In a perfect world, perfect power-pop bands like the Mayflies USA, the Shazam and Dramarama would be rocking the arenas of the world, and The Killers would still be parking cars at the Gold Coast Hotel and Casino in Las Vegas. But this is not a perfect world, and all we can do is thank the rock 'n' roll gods that artists like John Easdale somehow scrape together the will and financing necessary to complete another album.

Dramarama has been around for 20 years, but the band's finest moment was nearly its swan song. Hi-Fi Sci-Fi, released in 1993, was so chock-full of hooks and hitting-the-sweet-spot guitar riffs that it made listening to Cheap Trick a chore. (Dig up this album in a used bin, crank "Work for Food," and tell me I'm wrong.) Hi-Fi Sci-Fi was a long time ago, however--back when Easdale was a young man. The title of his new effort, Everybody Dies, suggests he's gotten crankier in middle age. Thankfully, he hasn't lost his songwriting chops.

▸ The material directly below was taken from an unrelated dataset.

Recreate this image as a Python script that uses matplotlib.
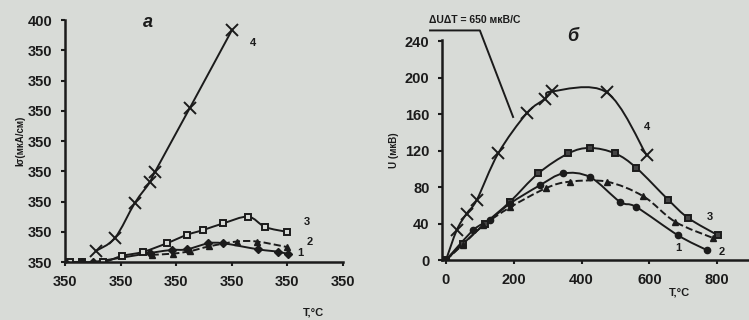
import matplotlib
matplotlib.use("Agg")
import matplotlib.pyplot as plt
import numpy as np
from matplotlib.path import Path
from matplotlib.patches import PathPatch

BG = "#d8dbd7"
INK = "#1b1b1b"

# ---- panel a ----
a_xticks = [0, 200, 400, 600, 800, 1000]
a_xlabels = ["350"] * 6
a_yticks = [0, 50, 100, 150, 200, 250, 300, 350, 400]
a_ylabels = ["350"] * 8 + ["400"]

a4_t = [110, 180, 252, 306, 324, 450, 602]
a4_v = [18, 40, 98, 132, 149, 255, 384]
a3_t = [18, 60, 138, 204, 282, 366, 439, 498, 570, 660, 721, 799]
a3_v = [0, 0, 0, 10, 17, 31, 45, 53, 64, 75, 58, 50]
a2_t = [312, 390, 450, 520, 619, 691, 799]
a2_v = [12, 14, 18, 26, 34, 34, 25]
a1_t = [0, 60, 102, 306, 384, 438, 517, 571, 697, 769, 805]
a1_v = [0, 0, 0, 15, 20, 21, 31, 31, 21, 17, 13]

# ---- panel б ----
b_xticks = [0, 200, 400, 600, 800]
b_yticks = [0, 40, 80, 120, 160, 200, 240]

b4_t = [0, 32, 61, 91, 154, 238, 292, 312, 474, 592]
b4_v = [0, 33, 51, 66, 117, 161, 177, 185, 184, 115]
b3_t = [0, 51, 115, 189, 272, 361, 425, 499, 562, 656, 715, 803]
b3_v = [0, 18, 40, 64, 95, 117, 123, 117, 101, 66, 46, 27]
b2_t = [0, 50, 110, 190, 296, 366, 474, 582, 676, 789]
b2_v = [0, 17, 38, 58, 79, 86, 86, 70, 42, 24]
b1_t = [0, 81, 130, 189, 277, 346, 425, 513, 562, 685, 769]
b1_v = [0, 33, 44, 62, 82, 95, 91, 64, 58, 27, 11]


def smooth_line(ax, xs, ys, ls="-", lw=1.4):
    # bezier path through the measured points (Catmull-Rom style handles)
    p = np.column_stack([xs, ys]).astype(float)
    ext = np.vstack([p[0], p, p[-1]])
    verts, codes = [p[0]], [Path.MOVETO]
    for i in range(1, len(ext) - 2):
        p0, p1, p2, p3 = ext[i - 1], ext[i], ext[i + 1], ext[i + 2]
        verts += [p1 + (p2 - p0) / 6, p2 - (p3 - p1) / 6, p2]
        codes += [Path.CURVE4] * 3
    ax.add_patch(PathPatch(Path(verts, codes), fill=False, edgecolor=INK, lw=lw,
                           linestyle=ls))


plt.rcParams["font.family"] = ["Liberation Sans", "DejaVu Sans"]

fig = plt.figure(figsize=(7.49, 3.2), dpi=100, facecolor=BG)
ax1 = fig.add_axes([0.0868, 0.181, 0.3705, 0.756])
ax2 = fig.add_axes([0.590, 0.1875, 0.41, 0.6875])

for ax in (ax1, ax2):
    ax.set_facecolor(BG)
    ax.spines[["top", "right"]].set_visible(False)
    ax.spines[["left", "bottom"]].set_linewidth(1.8)
    ax.spines[["left", "bottom"]].set_color(INK)
    ax.tick_params(direction="out", length=3, width=1.5, color=INK,
                   labelsize=10.5, labelcolor=INK, pad=6)

series_a = [(a4_t, a4_v, "-", dict(marker="x", ms=8, mew=1.4)),
            (a3_t, a3_v, "-", dict(marker="s", ms=5, mfc=BG, mew=1.4)),
            (a2_t, a2_v, "--", dict(marker="^", ms=5)),
            (a1_t, a1_v, "-", dict(marker="D", ms=4))]
for t, v, ls, mk in series_a:
    smooth_line(ax1, t, v, ls)
    ax1.plot(t, v, ls="none", color=INK, **mk)
ax1.set_xlim(0, 1000)
ax1.set_ylim(0, 400)
ax1.set_xticks(a_xticks, a_xlabels, fontweight="bold")
ax1.set_yticks(a_yticks, a_ylabels, fontweight="bold")
ax1.set_ylabel("Iσ(мкА/см)", fontsize=7, fontweight="bold", color=INK, labelpad=2)
ax1.text(895, -84, "T,°C", fontsize=8, fontweight="bold", color=INK, ha="center",
         va="center", clip_on=False)
ax1.text(299, 396, "а", fontsize=13, fontweight="bold", style="italic", color=INK,
         ha="center", va="center")
for s, x, y in [("4", 677, 363), ("3", 872, 66), ("2", 883, 33), ("1", 847, 15)]:
    ax1.text(x, y, s, fontsize=8, fontweight="bold", color=INK, ha="center", va="center")

series_b = [(b4_t, b4_v, "-", dict(marker="x", ms=8, mew=1.4)),
            (b3_t, b3_v, "-", dict(marker="s", ms=5, mfc="#444", mew=1.4)),
            (b2_t, b2_v, "--", dict(marker="^", ms=5)),
            (b1_t, b1_v, "-", dict(marker="o", ms=4.5))]
for t, v, ls, mk in series_b:
    smooth_line(ax2, t, v, ls)
    ax2.plot(t, v, ls="none", color=INK, **mk)
ax2.set_xlim(-12, 894)
ax2.set_ylim(0, 241.5)
ax2.set_xticks(b_xticks)
ax2.set_yticks(b_yticks)
for lab in ax2.get_xticklabels() + ax2.get_yticklabels():
    lab.set_fontweight("bold")
ax2.set_ylabel("U (мкВ)", fontsize=7, fontweight="bold", color=INK, labelpad=4)
ax2.text(690, -36, "T,°C", fontsize=8, fontweight="bold", color=INK, ha="center",
         va="center", clip_on=False)
ax2.text(375, 245, "б", fontsize=13, fontweight="bold", style="italic", color=INK,
         ha="center", va="center", clip_on=False)
for s, x, y in [("4", 592, 146), ("3", 779, 47), ("1", 684, 13), ("2", 813, 9)]:
    ax2.text(x, y, s, fontsize=8, fontweight="bold", color=INK, ha="center", va="center")

# annotation with leader line to curve 4
ax2.text(85, 263, "ΔUΔT = 650 мкВ/С", fontsize=7.5, fontweight="bold", color=INK,
         ha="center", va="center", clip_on=False)
ax2.plot([-47, 100, 198], [252, 252, 157], color=INK, lw=1.4, clip_on=False)

fig.savefig("out.png", dpi=100, facecolor=BG)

The title track is an interesting paradox; it's a dark anthem that simultaneously celebrates and savages mortality: "And nobody comes back to say how great it is / That's just how great it is." There are other protest songs like "Good Night, America," a stomping, open-chorded requiem to a noble country undermined by greed. And "Gotta Get Up" will easily replace your morning jolt of black coffee. Sure, there are some stumbling blocks, like the cover of the Tin Pan Alley number "When Did You Leave Heaven?" Regardless, Everybody Dies proves that Dramarama is alive and kicking.